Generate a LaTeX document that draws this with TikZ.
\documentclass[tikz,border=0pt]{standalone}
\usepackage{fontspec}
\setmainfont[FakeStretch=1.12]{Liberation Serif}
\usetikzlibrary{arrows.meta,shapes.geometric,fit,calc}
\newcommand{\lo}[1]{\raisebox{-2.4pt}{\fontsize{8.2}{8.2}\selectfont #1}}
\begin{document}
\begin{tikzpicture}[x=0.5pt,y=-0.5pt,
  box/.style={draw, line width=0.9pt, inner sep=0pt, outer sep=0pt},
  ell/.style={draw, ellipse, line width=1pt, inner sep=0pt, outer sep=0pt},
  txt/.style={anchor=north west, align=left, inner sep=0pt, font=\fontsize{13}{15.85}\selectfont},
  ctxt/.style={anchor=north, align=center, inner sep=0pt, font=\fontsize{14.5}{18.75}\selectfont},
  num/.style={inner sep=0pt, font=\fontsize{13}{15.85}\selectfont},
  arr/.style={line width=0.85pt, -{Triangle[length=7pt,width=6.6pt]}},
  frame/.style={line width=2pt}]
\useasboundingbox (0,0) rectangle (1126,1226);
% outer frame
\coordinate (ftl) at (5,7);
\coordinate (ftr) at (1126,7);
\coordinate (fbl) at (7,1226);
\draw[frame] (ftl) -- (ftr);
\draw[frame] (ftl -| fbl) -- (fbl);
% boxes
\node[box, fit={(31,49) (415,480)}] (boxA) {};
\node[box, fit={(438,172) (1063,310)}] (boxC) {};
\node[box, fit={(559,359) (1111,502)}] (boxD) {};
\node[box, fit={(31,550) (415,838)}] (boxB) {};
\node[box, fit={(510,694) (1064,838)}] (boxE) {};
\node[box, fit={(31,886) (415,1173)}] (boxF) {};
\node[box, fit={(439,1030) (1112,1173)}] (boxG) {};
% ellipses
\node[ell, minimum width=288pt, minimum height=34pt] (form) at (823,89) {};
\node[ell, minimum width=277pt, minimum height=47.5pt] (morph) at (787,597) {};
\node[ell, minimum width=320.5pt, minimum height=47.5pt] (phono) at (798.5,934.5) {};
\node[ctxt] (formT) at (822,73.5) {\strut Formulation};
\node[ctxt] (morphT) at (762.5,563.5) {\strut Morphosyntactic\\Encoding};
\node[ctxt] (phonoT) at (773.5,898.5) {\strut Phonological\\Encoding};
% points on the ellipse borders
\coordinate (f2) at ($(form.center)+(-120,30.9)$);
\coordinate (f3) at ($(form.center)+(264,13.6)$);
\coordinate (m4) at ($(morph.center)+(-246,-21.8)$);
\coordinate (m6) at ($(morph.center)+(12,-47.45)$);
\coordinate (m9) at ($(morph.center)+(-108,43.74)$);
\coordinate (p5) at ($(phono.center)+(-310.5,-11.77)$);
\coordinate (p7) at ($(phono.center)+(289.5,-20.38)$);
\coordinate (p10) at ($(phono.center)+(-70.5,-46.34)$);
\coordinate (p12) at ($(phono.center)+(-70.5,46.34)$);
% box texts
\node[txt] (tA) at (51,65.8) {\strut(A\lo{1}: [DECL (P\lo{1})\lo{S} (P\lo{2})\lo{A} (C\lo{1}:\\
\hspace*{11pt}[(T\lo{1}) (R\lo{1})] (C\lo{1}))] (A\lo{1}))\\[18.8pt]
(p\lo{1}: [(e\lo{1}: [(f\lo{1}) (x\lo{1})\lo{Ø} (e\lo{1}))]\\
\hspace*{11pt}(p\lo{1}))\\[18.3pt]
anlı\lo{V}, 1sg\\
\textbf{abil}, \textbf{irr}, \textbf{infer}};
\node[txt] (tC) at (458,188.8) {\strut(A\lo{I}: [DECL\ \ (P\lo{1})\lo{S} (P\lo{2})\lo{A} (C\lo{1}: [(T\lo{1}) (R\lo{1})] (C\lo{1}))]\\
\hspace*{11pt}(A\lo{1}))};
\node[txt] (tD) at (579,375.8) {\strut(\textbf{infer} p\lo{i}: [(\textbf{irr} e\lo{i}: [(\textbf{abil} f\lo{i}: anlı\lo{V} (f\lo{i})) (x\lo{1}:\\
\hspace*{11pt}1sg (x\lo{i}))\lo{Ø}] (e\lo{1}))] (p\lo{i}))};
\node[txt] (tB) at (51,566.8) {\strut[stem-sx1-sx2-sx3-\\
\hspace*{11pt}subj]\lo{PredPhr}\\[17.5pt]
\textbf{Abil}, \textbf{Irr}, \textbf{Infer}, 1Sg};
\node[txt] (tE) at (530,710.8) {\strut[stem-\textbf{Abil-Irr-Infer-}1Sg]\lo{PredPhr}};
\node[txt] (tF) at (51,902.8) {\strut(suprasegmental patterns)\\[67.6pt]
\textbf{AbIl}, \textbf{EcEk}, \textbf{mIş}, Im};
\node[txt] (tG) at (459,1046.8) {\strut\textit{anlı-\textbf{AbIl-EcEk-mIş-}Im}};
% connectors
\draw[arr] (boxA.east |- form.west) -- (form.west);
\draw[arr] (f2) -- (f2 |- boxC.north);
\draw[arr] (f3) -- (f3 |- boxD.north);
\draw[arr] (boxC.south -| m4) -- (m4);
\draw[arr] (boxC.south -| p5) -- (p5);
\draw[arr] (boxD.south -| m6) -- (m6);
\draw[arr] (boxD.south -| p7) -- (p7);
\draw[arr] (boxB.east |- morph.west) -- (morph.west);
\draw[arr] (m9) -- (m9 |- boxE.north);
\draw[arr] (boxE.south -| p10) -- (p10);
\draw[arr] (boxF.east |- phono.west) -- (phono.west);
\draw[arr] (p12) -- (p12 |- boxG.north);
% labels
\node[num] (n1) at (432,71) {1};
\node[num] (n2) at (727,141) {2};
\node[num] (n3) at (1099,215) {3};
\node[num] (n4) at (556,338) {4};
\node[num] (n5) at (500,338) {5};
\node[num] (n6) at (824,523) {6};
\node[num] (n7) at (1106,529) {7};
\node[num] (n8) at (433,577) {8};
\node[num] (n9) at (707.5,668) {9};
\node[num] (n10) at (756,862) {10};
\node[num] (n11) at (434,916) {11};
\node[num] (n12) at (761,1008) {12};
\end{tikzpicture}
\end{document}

* * * * *

→ **PROMPT**:
Show the data once more, exactly as it was written.

→ **COMPLETE ANSWER**:
Generate a LaTeX document that draws this with TikZ.
\documentclass[tikz,border=0pt]{standalone}
\usepackage{fontspec}
\setmainfont[FakeStretch=1.12]{Liberation Serif}
\usetikzlibrary{arrows.meta,shapes.geometric,fit,calc}
\newcommand{\lo}[1]{\raisebox{-2.4pt}{\fontsize{8.2}{8.2}\selectfont #1}}
\begin{document}
\begin{tikzpicture}[x=0.5pt,y=-0.5pt,
  box/.style={draw, line width=0.9pt, inner sep=0pt, outer sep=0pt},
  ell/.style={draw, ellipse, line width=1pt, inner sep=0pt, outer sep=0pt},
  txt/.style={anchor=north west, align=left, inner sep=0pt, font=\fontsize{13}{15.85}\selectfont},
  ctxt/.style={anchor=north, align=center, inner sep=0pt, font=\fontsize{14.5}{18.75}\selectfont},
  num/.style={inner sep=0pt, font=\fontsize{13}{15.85}\selectfont},
  arr/.style={line width=0.85pt, -{Triangle[length=7pt,width=6.6pt]}},
  frame/.style={line width=2pt}]
\useasboundingbox (0,0) rectangle (1126,1226);
% outer frame
\coordinate (ftl) at (5,7);
\coordinate (ftr) at (1126,7);
\coordinate (fbl) at (7,1226);
\draw[frame] (ftl) -- (ftr);
\draw[frame] (ftl -| fbl) -- (fbl);
% boxes
\node[box, fit={(31,49) (415,480)}] (boxA) {};
\node[box, fit={(438,172) (1063,310)}] (boxC) {};
\node[box, fit={(559,359) (1111,502)}] (boxD) {};
\node[box, fit={(31,550) (415,838)}] (boxB) {};
\node[box, fit={(510,694) (1064,838)}] (boxE) {};
\node[box, fit={(31,886) (415,1173)}] (boxF) {};
\node[box, fit={(439,1030) (1112,1173)}] (boxG) {};
% ellipses
\node[ell, minimum width=288pt, minimum height=34pt] (form) at (823,89) {};
\node[ell, minimum width=277pt, minimum height=47.5pt] (morph) at (787,597) {};
\node[ell, minimum width=320.5pt, minimum height=47.5pt] (phono) at (798.5,934.5) {};
\node[ctxt] (formT) at (822,73.5) {\strut Formulation};
\node[ctxt] (morphT) at (762.5,563.5) {\strut Morphosyntactic\\Encoding};
\node[ctxt] (phonoT) at (773.5,898.5) {\strut Phonological\\Encoding};
% points on the ellipse borders
\coordinate (f2) at ($(form.center)+(-120,30.9)$);
\coordinate (f3) at ($(form.center)+(264,13.6)$);
\coordinate (m4) at ($(morph.center)+(-246,-21.8)$);
\coordinate (m6) at ($(morph.center)+(12,-47.45)$);
\coordinate (m9) at ($(morph.center)+(-108,43.74)$);
\coordinate (p5) at ($(phono.center)+(-310.5,-11.77)$);
\coordinate (p7) at ($(phono.center)+(289.5,-20.38)$);
\coordinate (p10) at ($(phono.center)+(-70.5,-46.34)$);
\coordinate (p12) at ($(phono.center)+(-70.5,46.34)$);
% box texts
\node[txt] (tA) at (51,65.8) {\strut(A\lo{1}: [DECL (P\lo{1})\lo{S} (P\lo{2})\lo{A} (C\lo{1}:\\
\hspace*{11pt}[(T\lo{1}) (R\lo{1})] (C\lo{1}))] (A\lo{1}))\\[18.8pt]
(p\lo{1}: [(e\lo{1}: [(f\lo{1}) (x\lo{1})\lo{Ø} (e\lo{1}))]\\
\hspace*{11pt}(p\lo{1}))\\[18.3pt]
anlı\lo{V}, 1sg\\
\textbf{abil}, \textbf{irr}, \textbf{infer}};
\node[txt] (tC) at (458,188.8) {\strut(A\lo{I}: [DECL\ \ (P\lo{1})\lo{S} (P\lo{2})\lo{A} (C\lo{1}: [(T\lo{1}) (R\lo{1})] (C\lo{1}))]\\
\hspace*{11pt}(A\lo{1}))};
\node[txt] (tD) at (579,375.8) {\strut(\textbf{infer} p\lo{i}: [(\textbf{irr} e\lo{i}: [(\textbf{abil} f\lo{i}: anlı\lo{V} (f\lo{i})) (x\lo{1}:\\
\hspace*{11pt}1sg (x\lo{i}))\lo{Ø}] (e\lo{1}))] (p\lo{i}))};
\node[txt] (tB) at (51,566.8) {\strut[stem-sx1-sx2-sx3-\\
\hspace*{11pt}subj]\lo{PredPhr}\\[17.5pt]
\textbf{Abil}, \textbf{Irr}, \textbf{Infer}, 1Sg};
\node[txt] (tE) at (530,710.8) {\strut[stem-\textbf{Abil-Irr-Infer-}1Sg]\lo{PredPhr}};
\node[txt] (tF) at (51,902.8) {\strut(suprasegmental patterns)\\[67.6pt]
\textbf{AbIl}, \textbf{EcEk}, \textbf{mIş}, Im};
\node[txt] (tG) at (459,1046.8) {\strut\textit{anlı-\textbf{AbIl-EcEk-mIş-}Im}};
% connectors
\draw[arr] (boxA.east |- form.west) -- (form.west);
\draw[arr] (f2) -- (f2 |- boxC.north);
\draw[arr] (f3) -- (f3 |- boxD.north);
\draw[arr] (boxC.south -| m4) -- (m4);
\draw[arr] (boxC.south -| p5) -- (p5);
\draw[arr] (boxD.south -| m6) -- (m6);
\draw[arr] (boxD.south -| p7) -- (p7);
\draw[arr] (boxB.east |- morph.west) -- (morph.west);
\draw[arr] (m9) -- (m9 |- boxE.north);
\draw[arr] (boxE.south -| p10) -- (p10);
\draw[arr] (boxF.east |- phono.west) -- (phono.west);
\draw[arr] (p12) -- (p12 |- boxG.north);
% labels
\node[num] (n1) at (432,71) {1};
\node[num] (n2) at (727,141) {2};
\node[num] (n3) at (1099,215) {3};
\node[num] (n4) at (556,338) {4};
\node[num] (n5) at (500,338) {5};
\node[num] (n6) at (824,523) {6};
\node[num] (n7) at (1106,529) {7};
\node[num] (n8) at (433,577) {8};
\node[num] (n9) at (707.5,668) {9};
\node[num] (n10) at (756,862) {10};
\node[num] (n11) at (434,916) {11};
\node[num] (n12) at (761,1008) {12};
\end{tikzpicture}
\end{document}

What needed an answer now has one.